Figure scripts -

====================

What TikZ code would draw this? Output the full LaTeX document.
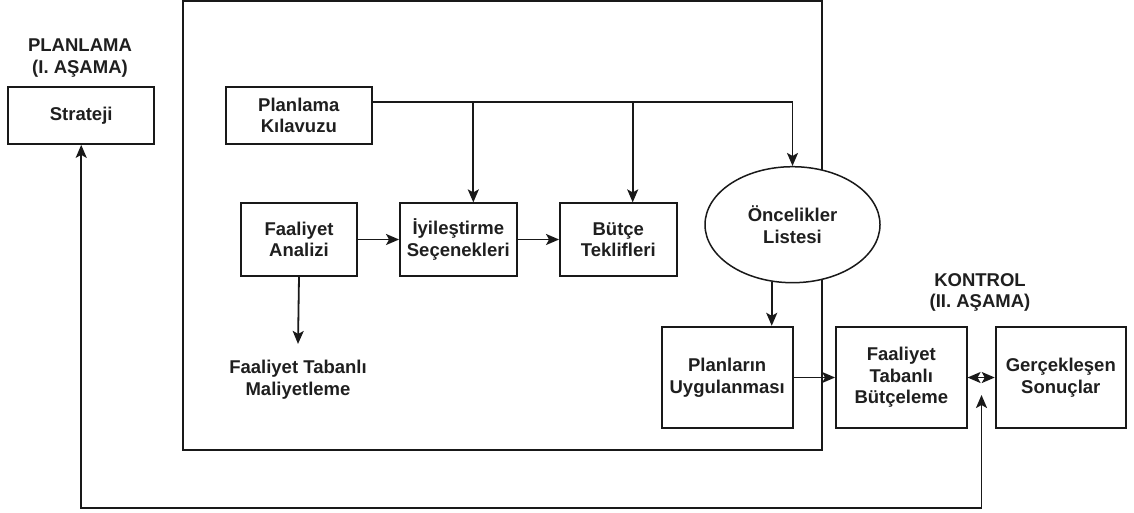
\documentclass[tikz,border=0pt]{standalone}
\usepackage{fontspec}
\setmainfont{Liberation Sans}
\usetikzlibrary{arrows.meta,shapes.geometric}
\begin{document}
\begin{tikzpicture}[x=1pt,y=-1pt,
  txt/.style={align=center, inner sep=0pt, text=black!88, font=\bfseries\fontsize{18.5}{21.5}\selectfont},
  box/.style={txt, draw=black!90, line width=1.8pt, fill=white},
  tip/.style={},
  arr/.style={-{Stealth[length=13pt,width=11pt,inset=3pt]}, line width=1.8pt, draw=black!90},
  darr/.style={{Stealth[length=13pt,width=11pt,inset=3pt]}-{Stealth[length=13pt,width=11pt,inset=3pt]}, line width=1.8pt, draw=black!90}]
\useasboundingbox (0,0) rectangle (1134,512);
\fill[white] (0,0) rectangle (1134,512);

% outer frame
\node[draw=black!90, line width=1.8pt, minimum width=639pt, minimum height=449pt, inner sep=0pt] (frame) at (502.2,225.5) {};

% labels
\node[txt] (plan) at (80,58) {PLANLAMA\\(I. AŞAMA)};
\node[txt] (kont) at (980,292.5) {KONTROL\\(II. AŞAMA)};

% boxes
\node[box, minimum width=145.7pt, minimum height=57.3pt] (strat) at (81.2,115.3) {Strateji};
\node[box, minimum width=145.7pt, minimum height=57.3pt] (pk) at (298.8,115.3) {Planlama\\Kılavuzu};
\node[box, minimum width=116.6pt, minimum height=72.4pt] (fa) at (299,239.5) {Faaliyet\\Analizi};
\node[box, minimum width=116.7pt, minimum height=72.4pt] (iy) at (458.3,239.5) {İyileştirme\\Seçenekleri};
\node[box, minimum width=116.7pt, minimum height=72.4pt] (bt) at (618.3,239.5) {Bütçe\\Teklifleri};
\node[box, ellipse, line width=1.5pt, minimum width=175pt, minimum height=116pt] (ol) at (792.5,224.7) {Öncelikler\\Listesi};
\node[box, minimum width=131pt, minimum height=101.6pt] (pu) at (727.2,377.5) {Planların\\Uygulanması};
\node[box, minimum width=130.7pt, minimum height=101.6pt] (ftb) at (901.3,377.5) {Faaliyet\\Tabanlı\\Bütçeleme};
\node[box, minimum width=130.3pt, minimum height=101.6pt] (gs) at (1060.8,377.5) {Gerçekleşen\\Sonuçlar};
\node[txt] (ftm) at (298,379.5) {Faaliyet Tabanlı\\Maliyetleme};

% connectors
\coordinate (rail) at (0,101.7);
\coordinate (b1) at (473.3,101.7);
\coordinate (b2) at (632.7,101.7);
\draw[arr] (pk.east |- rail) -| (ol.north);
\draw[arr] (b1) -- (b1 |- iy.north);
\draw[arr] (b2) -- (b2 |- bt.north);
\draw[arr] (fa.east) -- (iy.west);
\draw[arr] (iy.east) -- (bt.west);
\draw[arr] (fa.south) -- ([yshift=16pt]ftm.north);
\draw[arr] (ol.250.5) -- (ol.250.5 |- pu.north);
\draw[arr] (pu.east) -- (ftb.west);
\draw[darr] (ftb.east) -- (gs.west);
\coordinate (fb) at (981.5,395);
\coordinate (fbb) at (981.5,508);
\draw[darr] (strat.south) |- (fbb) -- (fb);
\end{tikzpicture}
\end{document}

====================

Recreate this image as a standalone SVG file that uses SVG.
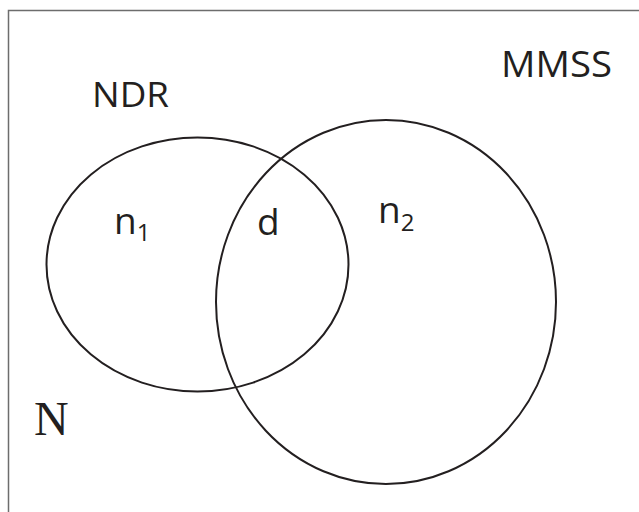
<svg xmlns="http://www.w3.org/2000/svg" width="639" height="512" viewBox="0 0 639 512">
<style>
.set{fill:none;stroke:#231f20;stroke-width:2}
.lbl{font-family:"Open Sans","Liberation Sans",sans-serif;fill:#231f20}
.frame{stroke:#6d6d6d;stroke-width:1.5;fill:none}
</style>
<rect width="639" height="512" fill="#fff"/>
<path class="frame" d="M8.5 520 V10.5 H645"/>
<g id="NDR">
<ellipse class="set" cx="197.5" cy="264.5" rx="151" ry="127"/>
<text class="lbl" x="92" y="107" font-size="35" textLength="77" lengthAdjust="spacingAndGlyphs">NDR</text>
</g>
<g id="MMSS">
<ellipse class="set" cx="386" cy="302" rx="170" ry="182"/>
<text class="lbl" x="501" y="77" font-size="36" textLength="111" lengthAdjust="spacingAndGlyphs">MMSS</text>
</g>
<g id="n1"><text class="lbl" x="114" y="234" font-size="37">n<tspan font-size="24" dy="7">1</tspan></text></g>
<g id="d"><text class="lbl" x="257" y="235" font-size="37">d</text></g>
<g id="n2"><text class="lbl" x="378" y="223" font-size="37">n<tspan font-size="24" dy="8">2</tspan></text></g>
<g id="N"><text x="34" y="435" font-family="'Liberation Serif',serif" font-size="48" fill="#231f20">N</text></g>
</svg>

====================

Prompt - Copy the part that starts at the line with "What TikZ code" and finishes at the line with "(kont) at (980,292.5)", both included, and nothing more. Pictures are left out.

Written answer -
What TikZ code would draw this? Output the full LaTeX document.
\documentclass[tikz,border=0pt]{standalone}
\usepackage{fontspec}
\setmainfont{Liberation Sans}
\usetikzlibrary{arrows.meta,shapes.geometric}
\begin{document}
\begin{tikzpicture}[x=1pt,y=-1pt,
  txt/.style={align=center, inner sep=0pt, text=black!88, font=\bfseries\fontsize{18.5}{21.5}\selectfont},
  box/.style={txt, draw=black!90, line width=1.8pt, fill=white},
  tip/.style={},
  arr/.style={-{Stealth[length=13pt,width=11pt,inset=3pt]}, line width=1.8pt, draw=black!90},
  darr/.style={{Stealth[length=13pt,width=11pt,inset=3pt]}-{Stealth[length=13pt,width=11pt,inset=3pt]}, line width=1.8pt, draw=black!90}]
\useasboundingbox (0,0) rectangle (1134,512);
\fill[white] (0,0) rectangle (1134,512);

% outer frame
\node[draw=black!90, line width=1.8pt, minimum width=639pt, minimum height=449pt, inner sep=0pt] (frame) at (502.2,225.5) {};

% labels
\node[txt] (plan) at (80,58) {PLANLAMA\\(I. AŞAMA)};
\node[txt] (kont) at (980,292.5) {KONTROL\\(II. AŞAMA)};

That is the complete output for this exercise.